WHAT IS BEING ASKED: Only the lines from the start of the data through the line containing "const pctTicks = [0, 20, 40, 60, 80, 100];" should be written out, exactly as they are, with both ends included and the pictures left out.
*-*-*
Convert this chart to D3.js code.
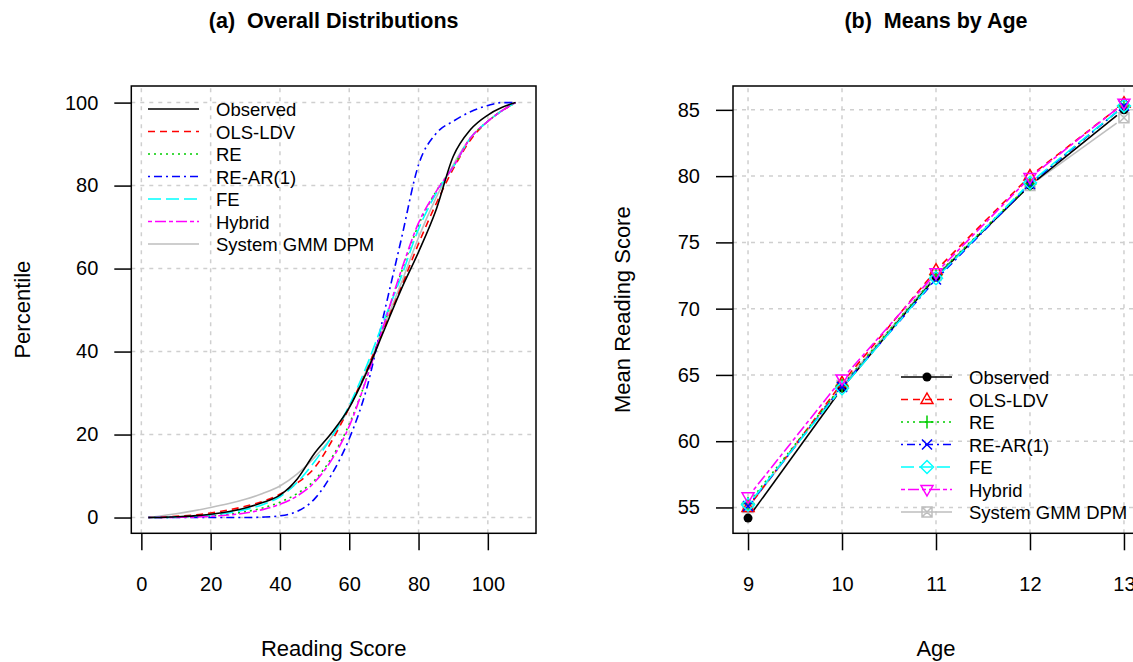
<!DOCTYPE html>
<html>
<head>
<meta charset="utf-8">
<script src="https://cdn.jsdelivr.net/npm/d3@7"></script>
<style>
  body { margin: 0; background: #fff; }
  svg { display: block; font-family: 'Liberation Sans', Arial, sans-serif; }
</style>
</head>
<body>
<svg id="canvas" width="1133" height="662"></svg>
<script>
// series shared by both panels
const seriesNames = ['Observed', 'OLS-LDV', 'RE', 'RE-AR(1)', 'FE', 'Hybrid', 'System GMM DPM'];
const seriesColors = ['#000000', '#ff0000', '#00cd00', '#0000ff', '#00ffff', '#ff00ff', '#bebebe'];
const seriesDash = ['none', '7,5', '2,4', '2,4,8,4', '13,5', '4,3,11,3', 'none'];
const seriesMarks = ['circle', 'triUp', 'plus', 'cross', 'diamond', 'triDown', 'boxX'];

// panel (a): cumulative distributions of reading score
const scoreGrid = [2, 5, 10, 15, 20, 25, 30, 35, 40, 45, 50, 55, 60, 65, 70, 75, 80, 85, 90, 95, 100, 104, 108];
const pctObserved = [0, 0, 0.2, 0.4, 0.8, 1.4, 2.3, 3.6, 5.4, 9.3, 15.5, 20.5, 26.5, 35, 45, 55, 64, 74, 87, 93.5, 97, 98.8, 100];
const pctOls = [0, 0.1, 0.3, 0.6, 1.1, 1.8, 2.7, 3.9, 5.6, 8.3, 12, 18.5, 26.5, 35.5, 45.5, 55.5, 66, 75.5, 84, 91, 95.5, 98, 100];
const pctRe = [0, 0, 0.1, 0.2, 0.4, 0.8, 1.4, 2.3, 3.7, 5.8, 9, 14.5, 22.5, 33.5, 46.5, 59, 70.5, 78.5, 84.5, 91.5, 95.5, 98, 100];
const pctReAr = [0, 0, 0, 0, 0, 0, 0, 0.1, 0.4, 1.5, 4.5, 10.5, 19, 31, 49, 67, 85, 92.5, 95.5, 97.8, 99.3, 100, 100];
const pctFe = [0, 0, 0.1, 0.3, 0.6, 1.1, 1.9, 3.1, 5, 8.5, 13.5, 19.5, 27, 36.5, 47.5, 58, 69.5, 78, 84.5, 91.5, 95.5, 98, 100];
const pctHybrid = [0, 0, 0.05, 0.1, 0.3, 0.6, 1.1, 1.9, 3.2, 5.2, 8.5, 14, 22, 33.5, 46.5, 59.5, 71, 78.5, 84.5, 91.5, 95.5, 98, 100];
const pctGmm = [0, 0.3, 0.9, 1.6, 2.4, 3.3, 4.4, 5.8, 7.6, 10.5, 14.5, 19.5, 26.5, 35.5, 46, 56.5, 67.5, 77, 85, 91.5, 95.5, 98, 100];
const scoreTicks = [0, 20, 40, 60, 80, 100];
const pctTicks = [0, 20, 40, 60, 80, 100];

// panel (b): mean reading score by age
const ages = [9, 10, 11, 12, 13];
const meanObserved = [54.2, 64.0, 72.4, 79.3, 85.0];
const meanOls = [55.0, 64.4, 72.9, 80.0, 85.5];
const meanRe = [55.3, 64.2, 72.5, 79.4, 85.3];
const meanReAr = [55.1, 64.1, 72.2, 79.4, 85.3];
const meanFe = [55.2, 64.0, 72.3, 79.5, 85.3];
const meanHybrid = [55.8, 64.7, 72.7, 79.9, 85.5];
const meanGmm = [55.0, 64.2, 72.5, 79.3, 84.4];
const meanTicks = [55, 60, 65, 70, 75, 80, 85];

const pctSeries = [pctObserved, pctOls, pctRe, pctReAr, pctFe, pctHybrid, pctGmm];
const meanSeries = [meanObserved, meanOls, meanRe, meanReAr, meanFe, meanHybrid, meanGmm];

const svg = d3.select('#canvas');
const tickFont = 20;
const titleFont = 22;
const legendFont = 18.5;

const drawFrame = (x, y, xTicks, yTicks, xTitle, yTitle, title, yTitleX) => {
  const [x0, x1] = x.range();
  const [y0, y1] = y.range();
  const g = svg.append('g');

  // dotted grid
  g.selectAll('.vgrid').data(xTicks).enter().append('line')
    .attr('x1', (d) => x(d)).attr('x2', (d) => x(d))
    .attr('y1', y0).attr('y2', y1)
    .attr('stroke', '#cfcfcf').attr('stroke-width', 1.5).attr('stroke-dasharray', '4,5');
  g.selectAll('.hgrid').data(yTicks).enter().append('line')
    .attr('x1', x0).attr('x2', x1)
    .attr('y1', (d) => y(d)).attr('y2', (d) => y(d))
    .attr('stroke', '#cfcfcf').attr('stroke-width', 1.5).attr('stroke-dasharray', '4,5');

  const xAxis = svg.append('g')
    .attr('transform', `translate(0,${y0})`)
    .call(d3.axisBottom(x).tickValues(xTicks).tickSize(17).tickSizeOuter(0).tickPadding(27).tickFormat(d3.format('d')));
  const yAxis = svg.append('g')
    .attr('transform', `translate(${x0},0)`)
    .call(d3.axisLeft(y).tickValues(yTicks).tickSize(17).tickSizeOuter(0).tickPadding(16).tickFormat(d3.format('d')));
  [xAxis, yAxis].forEach((a) => {
    a.select('.domain').remove();
    a.selectAll('line').attr('stroke', '#000').attr('stroke-width', 1.5);
    a.selectAll('text').attr('fill', '#000').style('font-size', tickFont + 'px').style('font-family', null);
  });

  svg.append('rect')
    .attr('x', x0).attr('y', y1)
    .attr('width', x1 - x0).attr('height', y0 - y1)
    .attr('fill', 'none').attr('stroke', '#000').attr('stroke-width', 1.5);

  const cx = (x0 + x1) / 2;
  svg.append('text').attr('x', cx).attr('y', 656)
    .attr('text-anchor', 'middle').style('font-size', titleFont + 'px').text(xTitle);
  svg.append('text')
    .attr('transform', `translate(${yTitleX},${(y0 + y1) / 2}) rotate(-90)`)
    .attr('text-anchor', 'middle').style('font-size', titleFont + 'px').text(yTitle);
  svg.append('text').attr('x', cx).attr('y', 28)
    .attr('text-anchor', 'middle').style('font-size', '21.5px').style('font-weight', 'bold')
    .style('white-space', 'pre').text(title);
};

// marker path centred on 0,0
const markerPath = (type) => {
  const p = d3.path();
  if (type === 'triUp') {
    p.moveTo(0, -6.5); p.lineTo(6, 4); p.lineTo(-6, 4); p.closePath();
  } else if (type === 'triDown') {
    p.moveTo(0, 6.5); p.lineTo(6, -4); p.lineTo(-6, -4); p.closePath();
  } else if (type === 'plus') {
    p.moveTo(-6.5, 0); p.lineTo(6.5, 0); p.moveTo(0, -6.5); p.lineTo(0, 6.5);
  } else if (type === 'cross') {
    p.moveTo(-5, -5); p.lineTo(5, 5); p.moveTo(-5, 5); p.lineTo(5, -5);
  } else if (type === 'diamond') {
    p.moveTo(0, -6.5); p.lineTo(6.5, 0); p.lineTo(0, 6.5); p.lineTo(-6.5, 0); p.closePath();
  } else if (type === 'boxX') {
    p.rect(-5, -5, 10, 10);
    p.moveTo(-5, -5); p.lineTo(5, 5); p.moveTo(-5, 5); p.lineTo(5, -5);
  }
  return p.toString();
};

const drawMarker = (g, type, color, px, py) => {
  if (type === 'circle') {
    g.append('circle').attr('cx', px).attr('cy', py).attr('r', 4.5).attr('fill', color);
  } else {
    g.append('path').attr('d', markerPath(type))
      .attr('transform', `translate(${px},${py})`)
      .attr('fill', 'none').attr('stroke', color).attr('stroke-width', 1.5);
  }
};

const drawLegend = (lx, ly, withMarks) => {
  const g = svg.append('g');
  seriesNames.forEach((name, i) => {
    const yy = ly + i * 22.5;
    g.append('line').attr('x1', lx).attr('x2', lx + 51).attr('y1', yy).attr('y2', yy)
      .attr('stroke', seriesColors[i]).attr('stroke-width', 1.6)
      .attr('stroke-dasharray', seriesDash[i]);
    if (withMarks) drawMarker(g, seriesMarks[i], seriesColors[i], lx + 26, yy);
    g.append('text').attr('x', lx + 68).attr('y', yy + 7)
      .style('font-size', legendFont + 'px').text(name);
  });
};

// ---- panel (a)
const xA = d3.scaleLinear().domain([-2.9, 113.9]).range([131.3, 536]);
const yA = d3.scaleLinear().domain([-3.8, 104]).range([533.3, 86]);
drawFrame(xA, yA, scoreTicks, pctTicks, 'Reading Score', 'Percentile', '(a)  Overall Distributions', 30);

const lineA = d3.line()
  .x((d, i) => xA(scoreGrid[i]))
  .y((d) => yA(d))
  .curve(d3.curveMonotoneX);

// draw the grey and black last so they sit on top like the original
const orderA = [6, 1, 2, 3, 4, 5, 0];
svg.append('g').selectAll('path')
  .data(orderA)
  .enter()
  .append('path')
  .attr('d', (i) => lineA(pctSeries[i]))
  .attr('fill', 'none')
  .attr('stroke', (i) => seriesColors[i])
  .attr('stroke-width', 1.6)
  .attr('stroke-dasharray', (i) => seriesDash[i]);

drawLegend(148, 109, false);

// ---- panel (b)
const xB = d3.scaleLinear().domain([8.84, 13.16]).range([733, 1139]);
const yB = d3.scaleLinear().domain([53.05, 86.8]).range([533.3, 86]);
drawFrame(xB, yB, ages, meanTicks, 'Age', 'Mean Reading Score', '(b)  Means by Age', 630);

const gap = 9;
const gB = svg.append('g');
[6, 0, 1, 2, 3, 4, 5].forEach((s) => {
  const vals = meanSeries[s];
  for (let i = 0; i < ages.length - 1; i++) {
    const ax = xB(ages[i]), ay = yB(vals[i]);
    const bx = xB(ages[i + 1]), by = yB(vals[i + 1]);
    const len = Math.hypot(bx - ax, by - ay);
    const ux = (bx - ax) / len, uy = (by - ay) / len;
    gB.append('line')
      .attr('x1', ax + ux * gap).attr('y1', ay + uy * gap)
      .attr('x2', bx - ux * gap).attr('y2', by - uy * gap)
      .attr('stroke', seriesColors[s]).attr('stroke-width', 1.6)
      .attr('stroke-dasharray', seriesDash[s]);
  }
  ages.forEach((a, i) => drawMarker(gB, seriesMarks[s], seriesColors[s], xB(a), yB(vals[i])));
});

drawLegend(901, 377, true);
</script>
</body>
</html>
*-*-*
ANSWER TO THE EXERCISE:
Convert this chart to D3.js code.
<!DOCTYPE html>
<html>
<head>
<meta charset="utf-8">
<script src="https://cdn.jsdelivr.net/npm/d3@7"></script>
<style>
  body { margin: 0; background: #fff; }
  svg { display: block; font-family: 'Liberation Sans', Arial, sans-serif; }
</style>
</head>
<body>
<svg id="canvas" width="1133" height="662"></svg>
<script>
// series shared by both panels
const seriesNames = ['Observed', 'OLS-LDV', 'RE', 'RE-AR(1)', 'FE', 'Hybrid', 'System GMM DPM'];
const seriesColors = ['#000000', '#ff0000', '#00cd00', '#0000ff', '#00ffff', '#ff00ff', '#bebebe'];
const seriesDash = ['none', '7,5', '2,4', '2,4,8,4', '13,5', '4,3,11,3', 'none'];
const seriesMarks = ['circle', 'triUp', 'plus', 'cross', 'diamond', 'triDown', 'boxX'];

// panel (a): cumulative distributions of reading score
const scoreGrid = [2, 5, 10, 15, 20, 25, 30, 35, 40, 45, 50, 55, 60, 65, 70, 75, 80, 85, 90, 95, 100, 104, 108];
const pctObserved = [0, 0, 0.2, 0.4, 0.8, 1.4, 2.3, 3.6, 5.4, 9.3, 15.5, 20.5, 26.5, 35, 45, 55, 64, 74, 87, 93.5, 97, 98.8, 100];
const pctOls = [0, 0.1, 0.3, 0.6, 1.1, 1.8, 2.7, 3.9, 5.6, 8.3, 12, 18.5, 26.5, 35.5, 45.5, 55.5, 66, 75.5, 84, 91, 95.5, 98, 100];
const pctRe = [0, 0, 0.1, 0.2, 0.4, 0.8, 1.4, 2.3, 3.7, 5.8, 9, 14.5, 22.5, 33.5, 46.5, 59, 70.5, 78.5, 84.5, 91.5, 95.5, 98, 100];
const pctReAr = [0, 0, 0, 0, 0, 0, 0, 0.1, 0.4, 1.5, 4.5, 10.5, 19, 31, 49, 67, 85, 92.5, 95.5, 97.8, 99.3, 100, 100];
const pctFe = [0, 0, 0.1, 0.3, 0.6, 1.1, 1.9, 3.1, 5, 8.5, 13.5, 19.5, 27, 36.5, 47.5, 58, 69.5, 78, 84.5, 91.5, 95.5, 98, 100];
const pctHybrid = [0, 0, 0.05, 0.1, 0.3, 0.6, 1.1, 1.9, 3.2, 5.2, 8.5, 14, 22, 33.5, 46.5, 59.5, 71, 78.5, 84.5, 91.5, 95.5, 98, 100];
const pctGmm = [0, 0.3, 0.9, 1.6, 2.4, 3.3, 4.4, 5.8, 7.6, 10.5, 14.5, 19.5, 26.5, 35.5, 46, 56.5, 67.5, 77, 85, 91.5, 95.5, 98, 100];
const scoreTicks = [0, 20, 40, 60, 80, 100];
const pctTicks = [0, 20, 40, 60, 80, 100];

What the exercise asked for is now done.